Promoting the Transformation of Li 2 S 2 to Li 2 S: Significantly Increasing Utilization of Active Materials for High‐Sulfur‐Loading Li–S Batteries

Lithium–sulfur (Li–S) batteries with high sulfur loading are urgently required in order to take advantage of their high theoretical energy density. Ether‐based Li–S batteries involve sophisticated multistep solid–liquid–solid–solid electrochemical reaction mechanisms.
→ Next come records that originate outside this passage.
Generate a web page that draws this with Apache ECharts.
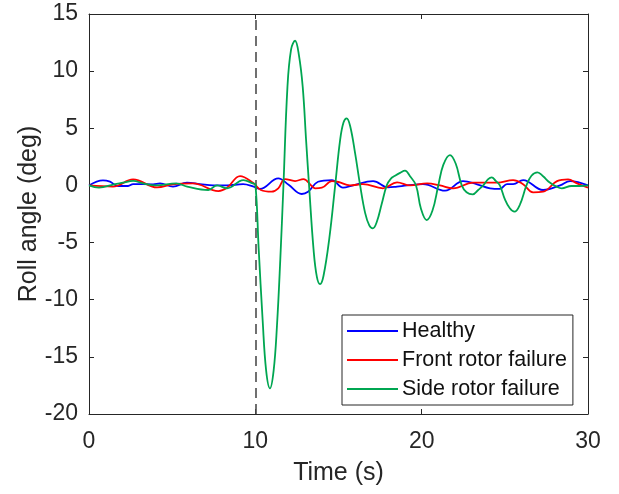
<!DOCTYPE html>
<html>
<head>
<meta charset="utf-8">
<script src="https://cdn.jsdelivr.net/npm/echarts@6/dist/echarts.min.js"></script>
<style>html,body{margin:0;padding:0;background:#fff}#c{width:619px;height:494px}</style>
</head>
<body>
<div id="c"></div>
<script>
var xTicks = [0, 10, 20, 30];
var yTicks = [-20, -15, -10, -5, 0, 5, 10, 15];
var seriesNames = ['Healthy', 'Front rotor failure', 'Side rotor failure'];
var failureTime = 10;

var healthy = [
  [0,0],[0.84,0.45],[1.26,0.33],[1.74,-0.05],[2.35,-0.05],[2.65,0.12],[3.85,0.1],[4.27,0.18],
  [5.05,-0.1],[5.89,0.24],[6.67,0.12],[7.46,0],[8.3,0],[9.26,0.12],[9.9,-0.1],[10.28,-0.3],
  [11.38,0.62],[12.0,0.05],[12.79,-0.75],[13.17,-0.55],[13.77,0.32],[14.6,0.47],[15.27,-0.2],
  [15.87,0],[17.08,0.38],[17.98,-0.17],[18.52,-0.1],[19.12,0],[20.08,0.12],[21.41,-0.46],
  [22.49,0.38],[23.33,0.1],[24.11,-0.25],[24.71,-0.3],[25.13,0.12],[25.5,0.12],[26.1,0.47],
  [27.3,-0.4],[28.32,0],[28.92,0.38],[30,0]
];
var frontFailure = [
  [0,0],[1.44,-0.1],[2.65,0.53],[4.09,-0.17],[5.05,0.1],[6.25,0.18],[7.78,-0.49],[8.3,-0.2],
  [9.08,0.82],[9.86,0.24],[10.33,-0.4],[10.98,-0.55],[11.38,-0.25],[11.79,0.56],[12.39,0.38],
  [12.89,0.56],[13.39,-0.05],[13.59,-0.25],[14.0,-0.2],[14.6,0.38],[15.0,0.3],[15.69,0],
  [16.47,0.12],[17.67,-0.25],[18.52,0.27],[19.3,0],[20.33,0.18],[21.1,0],[21.89,-0.25],
  [23.09,0.24],[24.53,0.24],[25.5,0.47],[26.1,0.1],[26.7,-0.6],[27.3,-0.55],[28.14,0.38],
  [28.8,0.53],[29.34,0.18],[30,-0.2]
];
var sideFailure = [
  [0,0],[0.6,-0.2],[1.5,0.1],[2.05,0.24],[2.65,0.4],[3.3,0.15],[4.05,0],[5.25,0.18],[5.9,-0.1],
  [7.17,-0.4],[7.7,0],[8.3,-0.25],[9.28,0.47],[9.85,0.18],[10.0,0.1],[10.2,-5.5],[10.44,-11.8],
  [10.65,-16.2],[10.88,-17.75],[11.1,-16.2],[11.3,-12.3],[11.5,-6.5],[11.69,0],[11.93,8.6],
  [12.15,11.9],[12.39,12.66],[12.62,11.4],[12.85,8.6],[13.05,4],[13.23,0],[13.5,-5.6],
  [13.7,-8],[13.89,-8.63],[14.1,-7.9],[14.45,-4.6],[14.8,0],[15.1,4],[15.3,5.5],[15.49,5.87],
  [15.7,5.2],[16.0,2.8],[16.3,0],[16.6,-2.4],[16.85,-3.5],[17.06,-3.76],[17.3,-3.2],[17.6,-1.6],
  [17.9,0],[18.15,0.6],[18.4,0.85],[18.7,1.1],[19.0,1.29],[19.3,0.8],[19.66,0],[19.95,-2],
  [20.3,-3.03],[20.65,-2.2],[21.0,0],[21.3,1.8],[21.7,2.66],[22.05,1.9],[22.41,0],[22.7,-0.6],
  [23.07,-0.78],[23.4,-0.4],[23.7,0],[24.0,0.55],[24.21,0.71],[24.45,0.4],[24.7,0],[25.0,-1.2],
  [25.3,-2.0],[25.58,-2.3],[25.9,-1.7],[26.3,0],[26.6,0.85],[26.96,1.15],[27.3,0.8],[27.7,0.25],
  [28.1,-0.1],[28.42,-0.25],[29.0,-0.05],[29.5,-0.05],[30,0]
];

var txt = '#262626';
var font = 'Liberation Sans';
var chart = echarts.init(document.getElementById('c'), null, {renderer: 'canvas'});

function baseX(show) {
  return {
    type: 'value', min: 0, max: 30, interval: 10,
    axisLine: {show: true, onZero: false, lineStyle: {color: txt, width: 1}},
    axisTick: {show: true, inside: true, length: 5, lineStyle: {color: txt}},
    axisLabel: {show: show, color: txt, fontSize: 23, fontFamily: font, margin: 16},
    splitLine: {show: false}
  };
}
function baseY(show) {
  return {
    type: 'value', min: -20, max: 15, interval: 5,
    axisLine: {show: true, onZero: false, lineStyle: {color: txt, width: 1}},
    axisTick: {show: true, inside: true, length: 5, lineStyle: {color: txt}},
    axisLabel: {show: show, color: txt, fontSize: 23, fontFamily: font, margin: 11},
    splitLine: {show: false}
  };
}
var xb = baseX(true);
xb.position = 'bottom';
xb.name = 'Time (s)';
xb.nameLocation = 'middle';
xb.nameGap = 47;
xb.nameMoveOverlap = false;
xb.nameTextStyle = {color: txt, fontSize: 25, fontFamily: font};
var xt = baseX(false);
xt.position = 'top';
var yl = baseY(true);
yl.position = 'left';
yl.name = 'Roll angle (deg)';
yl.nameLocation = 'middle';
yl.nameGap = 47;
yl.nameMoveOverlap = false;
yl.nameTextStyle = {color: txt, fontSize: 25, fontFamily: font};
var yr = baseY(false);
yr.position = 'right';

var colors = ['#0000ff', '#ff0000', '#00a651'];

chart.setOption({
  animation: false,
  backgroundColor: '#ffffff',
  textStyle: {fontFamily: font},
  grid: {left: 89, right: 31, top: 14, bottom: 80, containLabel: false},
  xAxis: [xb, xt],
  yAxis: [yl, yr],
  legend: {
    data: seriesNames,
    orient: 'vertical',
    left: 342, top: 315,
    itemWidth: 51, itemHeight: 14, itemGap: 7,
    padding: [5, 6, 5, 5],
    borderColor: txt, borderWidth: 1, borderRadius: 0,
    backgroundColor: '#ffffff',
    textStyle: {color: '#111', fontSize: 21.5, fontFamily: font, lineHeight: 21, padding: [0, 0, 0, -1]},
    icon: 'path://M0,6 L51,6 L51,8 L0,8 Z'
  },
  series: [
    {name: seriesNames[0], type: 'line', data: healthy, smooth: 0.4, showSymbol: false, symbol: 'none',
     lineStyle: {color: colors[0], width: 1.8}, itemStyle: {color: colors[0]}, z: 3},
    {name: seriesNames[1], type: 'line', data: frontFailure, smooth: 0.4, showSymbol: false, symbol: 'none',
     lineStyle: {color: colors[1], width: 1.8}, itemStyle: {color: colors[1]}, z: 4},
    {name: seriesNames[2], type: 'line', data: sideFailure, smooth: 0.4, showSymbol: false, symbol: 'none',
     lineStyle: {color: colors[2], width: 1.8}, itemStyle: {color: colors[2]}, z: 5,
     markLine: {silent: true, symbol: 'none', label: {show: false},
       lineStyle: {color: '#4d4d4d', type: [10, 6], width: 1.6},
       data: [{xAxis: failureTime}]}}
  ]
});
</script>
</body>
</html>
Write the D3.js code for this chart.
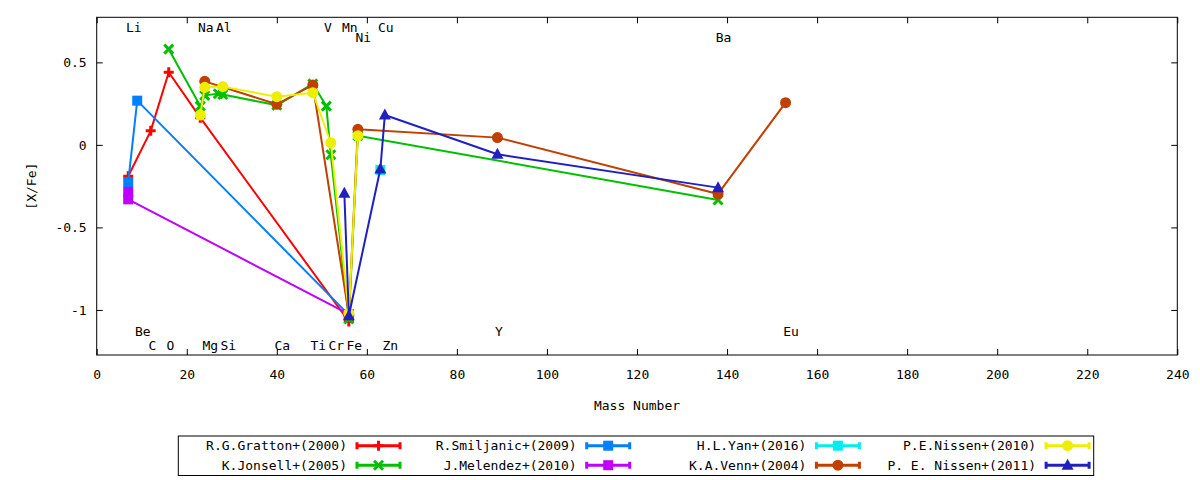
<!DOCTYPE html>
<html>
<head>
<meta charset="utf-8">
<script src="https://cdn.jsdelivr.net/npm/d3@7"></script>
<style>
  html, body { margin: 0; padding: 0; background: #fff; }
  svg text { font-family: "DejaVu Sans Mono", monospace; font-size: 13px; fill: #000; }
</style>
</head>
<body>
<svg id="chart" width="1200" height="480"></svg>
<script>
// ---------------- data ----------------
const xTicks = [0, 20, 40, 60, 80, 100, 120, 140, 160, 180, 200, 220, 240];
const yTicks = [-1, -0.5, 0, 0.5];
const yTickLabels = ["-1", "-0.5", "0", "0.5"];

// element annotations: name, mass number, label level
const elemNames = ["Li", "Na", "Al", "V", "Mn", "Cu", "Ni", "Ba", "Be", "Y", "Eu", "C", "O", "Mg", "Si", "Ca", "Ti", "Cr", "Fe", "Zn"];
const elemMass  = [7, 23, 27, 51, 55, 63, 58, 138, 9, 89, 153, 12, 16, 24, 28, 40, 48, 52, 56, 64];
const elemLevel = [0.686, 0.686, 0.686, 0.686, 0.686, 0.686, 0.622, 0.622, -1.157, -1.157, -1.157,
                   -1.242, -1.242, -1.242, -1.242, -1.242, -1.242, -1.242, -1.242, -1.242];

const seriesNames = ["R.G.Gratton+(2000)", "K.Jonsell+(2005)", "R.Smiljanic+(2009)", "J.Melendez+(2010)",
                     "H.L.Yan+(2016)", "K.A.Venn+(2004)", "P.E.Nissen+(2010)", "P. E. Nissen+(2011)"];

const grattonX = [7, 12, 16, 23, 56];
const grattonY = [-0.19, 0.085, 0.44, 0.165, -1.07];
const jonsellX = [16, 23, 24, 27, 28, 40, 48, 51, 52, 56, 58, 138];
const jonsellY = [0.58, 0.235, 0.30, 0.31, 0.305, 0.24, 0.37, 0.235, -0.06, -1.055, 0.056, -0.334];
const smiljanicX = [7, 9, 56];
const smiljanicY = [-0.225, 0.268, -1.03];
const melendezX = [7, 7, 56];
const melendezY = [-0.285, -0.33, -1.025];
const yanX = [63];
const yanY = [-0.152];
const vennX = [24, 40, 48, 56, 58, 89, 138, 153];
const vennY = [0.385, 0.246, 0.363, -1.03, 0.094, 0.044, -0.297, 0.256];
const nissen10X = [23, 24, 28, 40, 48, 52, 56, 58];
const nissen10Y = [0.181, 0.349, 0.353, 0.292, 0.316, 0.013, -1.02, 0.056];
const nissen11X = [55, 56, 63, 64, 89, 138];
const nissen11Y = [-0.293, -1.035, -0.146, 0.181, -0.057, -0.259];

// ---------------- styles ----------------
const colors = ["#ff0000", "#00c000", "#0080ff", "#c000ff", "#00eeee", "#c04000", "#eeee00", "#2020c0"];
const markers = ["plus", "cross", "square", "square", "square", "circle", "circle", "triangle"];
const seriesX = [grattonX, jonsellX, smiljanicX, melendezX, yanX, vennX, nissen10X, nissen11X];
const seriesY = [grattonY, jonsellY, smiljanicY, melendezY, yanY, vennY, nissen10Y, nissen11Y];

const svg = d3.select("#chart");
const L = 96.7, R = 1177.3, T = 17.3, B = 355;
const x = d3.scaleLinear().domain([0, 240]).range([L, R]);
const y = d3.scaleLinear().domain([-1.273, 0.773]).range([B, T]);

// axes (ticks pointing inward, mirrored)
const ax = svg.append("g");
ax.append("g").attr("transform", `translate(0,${B})`)
  .call(d3.axisBottom(x).tickValues(xTicks).tickFormat(d3.format("d")).tickSizeInner(-6).tickSizeOuter(0).tickPadding(15));
ax.append("g").attr("transform", `translate(0,${T})`)
  .call(d3.axisTop(x).tickValues(xTicks).tickFormat("").tickSizeInner(-6).tickSizeOuter(0));
ax.append("g").attr("transform", `translate(${L},0)`)
  .call(d3.axisLeft(y).tickValues(yTicks).tickFormat((d, i) => yTickLabels[i]).tickSizeInner(-6).tickSizeOuter(0).tickPadding(10));
ax.append("g").attr("transform", `translate(${R},0)`)
  .call(d3.axisRight(y).tickValues(yTicks).tickFormat("").tickSizeInner(-6).tickSizeOuter(0));
ax.selectAll(".domain").remove();
ax.selectAll(".tick line").attr("stroke", "#000").attr("stroke-width", 1);
ax.selectAll("text").attr("font-family", "DejaVu Sans Mono").attr("font-size", 13).attr("fill", "#000");
ax.selectAll("g").attr("font-family", null).attr("font-size", null);

svg.append("rect").attr("x", L).attr("y", T).attr("width", R - L).attr("height", B - T)
  .attr("fill", "none").attr("stroke", "#000").attr("stroke-width", 1);

// axis titles
svg.append("text").attr("x", (L + R) / 2).attr("y", 410).attr("text-anchor", "middle").text("Mass Number");
svg.append("text").attr("transform", `translate(36,${(T + B) / 2}) rotate(-90)`).attr("text-anchor", "middle").text("[X/Fe]");

// element labels
svg.append("g").selectAll("text").data(elemNames).join("text")
  .attr("x", (d, i) => x(elemMass[i]) - 2.3)
  .attr("y", (d, i) => y(elemLevel[i]))
  .attr("text-anchor", "start")
  .text(d => d);

// marker drawing
function drawMarker(g, type, color) {
  if (type === "plus") {
    g.append("path").attr("d", "M-5,0H5M0,-5V5").attr("stroke", color).attr("stroke-width", 3).attr("fill", "none");
  } else if (type === "cross") {
    g.append("path").attr("d", "M-4.5,-4.5L4.5,4.5M-4.5,4.5L4.5,-4.5").attr("stroke", color).attr("stroke-width", 3).attr("fill", "none");
  } else if (type === "square") {
    g.append("rect").attr("x", -5).attr("y", -5).attr("width", 10).attr("height", 10).attr("fill", color);
  } else if (type === "circle") {
    g.append("circle").attr("r", 5.5).attr("fill", color);
  } else if (type === "triangle") {
    g.append("path").attr("d", "M0,-6.5L6,4.5L-6,4.5Z").attr("fill", color);
  }
}

const line = d3.line().x(d => x(d[0])).y(d => y(d[1]));
const plot = svg.append("g");
seriesX.forEach((xs, s) => {
  const pts = xs.map((v, i) => [v, seriesY[s][i]]);
  const g = plot.append("g");
  g.append("path").attr("d", line(pts)).attr("fill", "none").attr("stroke", colors[s])
    .attr("stroke-width", 2).attr("stroke-linejoin", "round");
  pts.forEach(p => {
    const m = g.append("g").attr("transform", `translate(${x(p[0])},${y(p[1])})`);
    drawMarker(m, markers[s], colors[s]);
  });
});

// legend
const lg = svg.append("g");
lg.append("rect").attr("x", 178.3).attr("y", 436).attr("width", 1093.7 - 178.3).attr("height", 39.5)
  .attr("fill", "none").attr("stroke", "#000").attr("stroke-width", 1);
seriesNames.forEach((name, s) => {
  const col = Math.floor(s / 2), row = s % 2;
  const tx = 347 + col * 229.7;
  const ty = 445.7 + row * 19.5;
  lg.append("text").attr("x", tx).attr("y", ty).attr("dy", "0.35em").attr("text-anchor", "end").text(name);
  const x0 = tx + 10, x1 = tx + 53;
  lg.append("path").attr("d", `M${x0},${ty}H${x1}M${x0},${ty - 3.5}V${ty + 3.5}M${x1},${ty - 3.5}V${ty + 3.5}`)
    .attr("stroke", colors[s]).attr("stroke-width", 3).attr("fill", "none");
  const m = lg.append("g").attr("transform", `translate(${(x0 + x1) / 2},${ty})`);
  drawMarker(m, markers[s], colors[s]);
});
</script>
</body>
</html>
Recently, studies on Li–S batteries have widely focused on the initial solid (sulfur)–liquid (soluble polysulfide)–solid (Li 2 S 2 ) conversion reactions, which contribute to the first 50% of the theoretical capacity of the Li–S batteries. Nonetheless, the sluggish kinetics of the solid–solid conversion from solid‐state intermediate product Li 2 S 2 to the final discharge product Li 2 S (corresponding to the last 50% of the theoretical capacity) leads to the premature end of discharge, resulting in low discharge capacity output and low sulfur utilization. To tackle the aforementioned issue, a catalyst of amorphous cobalt sulfide (CoS 3 ) is proposed to decrease the dissociation energy of Li 2 S 2 and propel the electrochemical transformation of Li 2 S 2 to Li 2 S. The CoS 3 catalyst plays a critical role in improving the sulfur utilization, especially in high‐loading sulfur cathodes (3–10 mg cm −2 ). Accordingly, the Li 2 S/Li 2 S 2 ratio in the discharge products increased to 5.60/1 from 1/1.63 with CoS 3 catalyst, resulting in a sulfur utilization increase of 20% (335 mAh g −1 ) compared to the counterpart sulfur electrode without CoS 3 .